Opinion 

Strangers in Beijing

Luis Fernández-Galiano 
30/04/2008


The 2008 Olympic Games symbolically endorse China’s protagonism in today’s world: the planet’s largest nation flaunts its economic power and organizational skills through a sports, political and urban event that puts the ‘Middle Kingdom’ at the center of the global stage. At the same time, the colossal structures raised for the occasion – designed mainly by foreigners – turn Beijing into a rich laboratory of architectures that permit taking the temperature of a feverish discipline. Rising over a landscape of fast urban growth and vast destruction, which has led to the disappearance of the traditional city of hutongs and courthouses, the five major public works – to which we add here a private development as an example of the country’s present building boom –are emblems of China’s rise, but also serve to illustrate the current architectural debate.
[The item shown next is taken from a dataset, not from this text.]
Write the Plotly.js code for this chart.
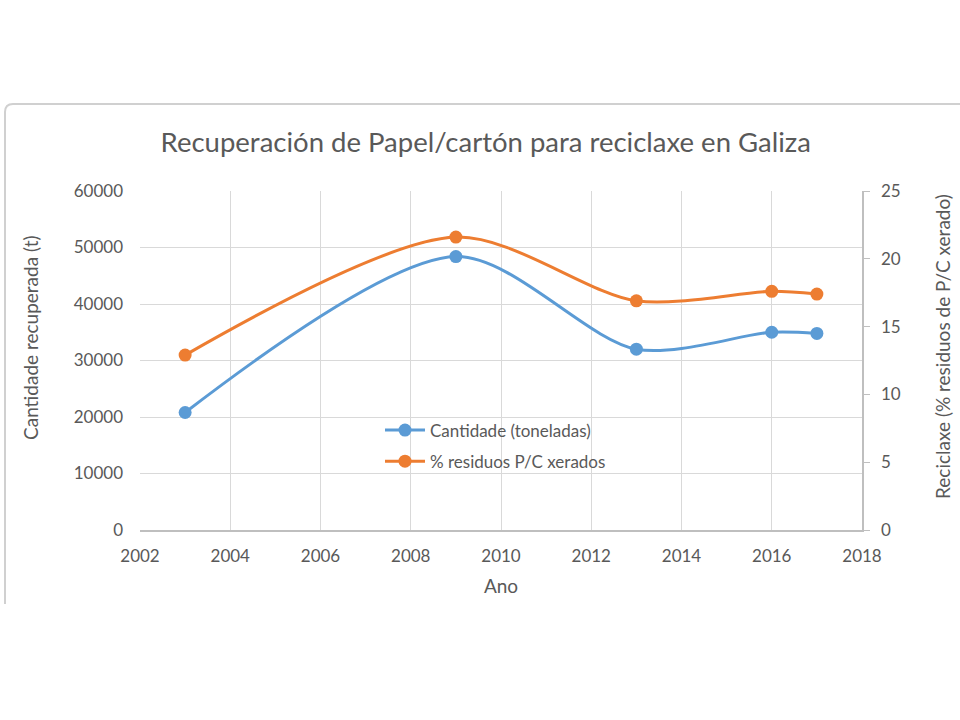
<!DOCTYPE html>
<html>
<head>
<meta charset="utf-8">
<script src="https://cdn.plot.ly/plotly-3.0.1.min.js"></script>
<style>
  html, body { margin: 0; padding: 0; background: #ffffff; }
  #chart { width: 960px; height: 720px; }
</style>
</head>
<body>
<div id="chart"></div>
<script>
// Data
const years = [2003, 2009, 2013, 2016, 2017];
const cantidade = [20800, 48400, 32000, 35000, 34800];      // toneladas (left axis)
const porcentaxe = [12.9, 21.6, 16.9, 17.6, 17.4];          // % residuos P/C xerados (right axis)
const seriesNames = ['Cantidade (toneladas)', '% residuos P/C xerados'];
const chartTitle = 'Recuperación de Papel/cartón para reciclaxe en Galiza';
const xTitle = 'Ano';
const yTitle = 'Cantidade recuperada (t)';
const y2Title = 'Reciclaxe (% residuos de P/C xerado)';

const FONT = 'Lato, "Open Sans", sans-serif';
const TXT = '#595959';
const GRID = '#d9d9d9';
const AXIS = '#bfbfbf';

const traces = [
  {
    x: years, y: cantidade, name: seriesNames[0], type: 'scatter', mode: 'lines+markers',
    line: { color: '#5B9BD5', width: 3, shape: 'spline', smoothing: 0.85 },
    marker: { color: '#5B9BD5', size: 13 },
    yaxis: 'y', legendgroup: 'a'
  },
  {
    x: years, y: porcentaxe, name: seriesNames[1], type: 'scatter', mode: 'lines+markers',
    line: { color: '#ED7D31', width: 3, shape: 'spline', smoothing: 0.85 },
    marker: { color: '#ED7D31', size: 13 },
    yaxis: 'y2', legendgroup: 'b'
  }
];

// frame of the embedded chart (paper coords relative to plot area)
const L = 140, R = 862, T = 191, B = 530;
const px = v => (v - L) / (R - L);
const py = v => (B - v) / (B - T);

const layout = {
  width: 960, height: 720,
  paper_bgcolor: '#ffffff', plot_bgcolor: '#ffffff',
  margin: { l: L, r: 960 - R, t: T, b: 720 - B, pad: 0 },
  font: { family: FONT, color: TXT, size: 17 },
  title: {
    text: chartTitle,
    font: { family: FONT, size: 27.5, color: TXT },
    x: 0.506, xanchor: 'center', y: 1 - 142 / 720, yanchor: 'middle', yref: 'container'
  },
  showlegend: true,
  legend: {
    x: px(380), y: py(446), xanchor: 'left', yanchor: 'middle',
    bgcolor: 'rgba(0,0,0,0)', font: { family: FONT, size: 17, color: TXT },
    itemwidth: 40, tracegroupgap: 6
  },
  xaxis: {
    range: [2002, 2018], dtick: 2, tick0: 2002,
    showgrid: true, gridcolor: GRID, gridwidth: 1,
    showline: true, linecolor: AXIS, linewidth: 1.5,
    zeroline: false, ticks: '',
    ticklabelstandoff: 10,
    tickfont: { family: FONT, size: 17, color: TXT },
    title: { text: xTitle, font: { family: FONT, size: 19, color: TXT }, standoff: 15 }
  },
  yaxis: {
    range: [0, 60000], dtick: 10000, tickformat: 'd',
    showgrid: true, gridcolor: GRID, gridwidth: 1,
    showline: false, zeroline: false, ticks: '',
    ticklabelstandoff: 16,
    tickfont: { family: FONT, size: 17, color: TXT }
  },
  yaxis2: {
    range: [0, 25], dtick: 5, overlaying: 'y', side: 'right',
    showgrid: false, zeroline: false,
    showline: true, linecolor: AXIS, linewidth: 1.5,
    ticks: 'outside', ticklen: 6, tickcolor: AXIS,
    ticklabelstandoff: 8,
    tickfont: { family: FONT, size: 17, color: TXT }
  },
  annotations: [
    {
      text: yTitle, xref: 'paper', yref: 'paper', x: px(30), y: py(338),
      xanchor: 'center', yanchor: 'middle', textangle: -90, showarrow: false,
      font: { family: FONT, size: 19, color: TXT }
    },
    {
      text: y2Title, xref: 'paper', yref: 'paper', x: px(942), y: py(347),
      xanchor: 'center', yanchor: 'middle', textangle: -90, showarrow: false,
      font: { family: FONT, size: 19, color: TXT }
    }
  ],
  shapes: [
    {
      type: 'path', xref: 'paper', yref: 'paper',
      path: `M ${px(5)} ${py(604)} L ${px(5)} ${py(112)} Q ${px(5)} ${py(104)} ${px(13)} ${py(104)} L ${px(962)} ${py(104)}`,
      line: { color: '#d0d0d0', width: 2 }
    }
  ]
};

Plotly.newPlot('chart', traces, layout, { displayModeBar: false, staticPlot: true });
</script>
</body>
</html>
The airport by Norman Foster, with its exact diagram of flows and an unexpected lightness in what is after all the largest building in the world, shows the stubborn resilience of modernity; a design approach that is also present in the National Theater by the polytechnicien and also airport architect Paul Andreu, whose pearly ellipsoid of glass and titanium over the water inevitably evokes that French geometric monumentality that leads us back to Boullée. Postmodern in their epidermic representation of random meshes are, in contrast, the two large sports venues of the Olympic Park: the great stadium by Herzog & de Meuron, turned into an instant icon of the Games – both techtonic and pyrotechnical –, through a huge skein that knits the steel to conform what has been described as an intimate and titanic nest; and the appealing swimming pools by PTW, known as the water cube because their prismatic precinct is clad in a translucent skin of soft ETFE bubbles. Midway between epithelial postmodernity and heroic modernity are the two high-rise projects, the striking logo drawn up as a folded frame by OMA to serve as headquarters of the CCTV, with its calligraphic expression of the structural stresses and its gymnastic, formal displays in a tradition that goes from the Wolkenbügel to the Max Reinhardt Haus, and through the KIO towers; and the Linked Hybrid by Steven Holl, eight intertwined towers that unite the metaphysical abstraction of a residential still life and the technical dynamism of their industrial footbridges, in the wake of those we admire in the Van Nelle or the Pompeia factories.

This foreign legion of excellence – only the Chinese Ai Weiwei appears prominently in the credits of the stadium project – has tried to interpret the needs and idiosyncracies of the country, but has also used this unique occasion to bring to China the present dilemmas of western architecture. European for the most part – British, French, Swiss, Dutch and even German if we were to include the urban axis by Albert Speer Jr. –, with the testimonial presence of an Australian and an American team, this gathering of talent significantly excludes the Asians – surely because it was out of the question to grant major commissions to the Japanese, by far the continent’s most experienced –, but still it is representative of the moment: the Olympic Beijing speaks as much about today’s China as about a global architecture hesitant between function and spectacle.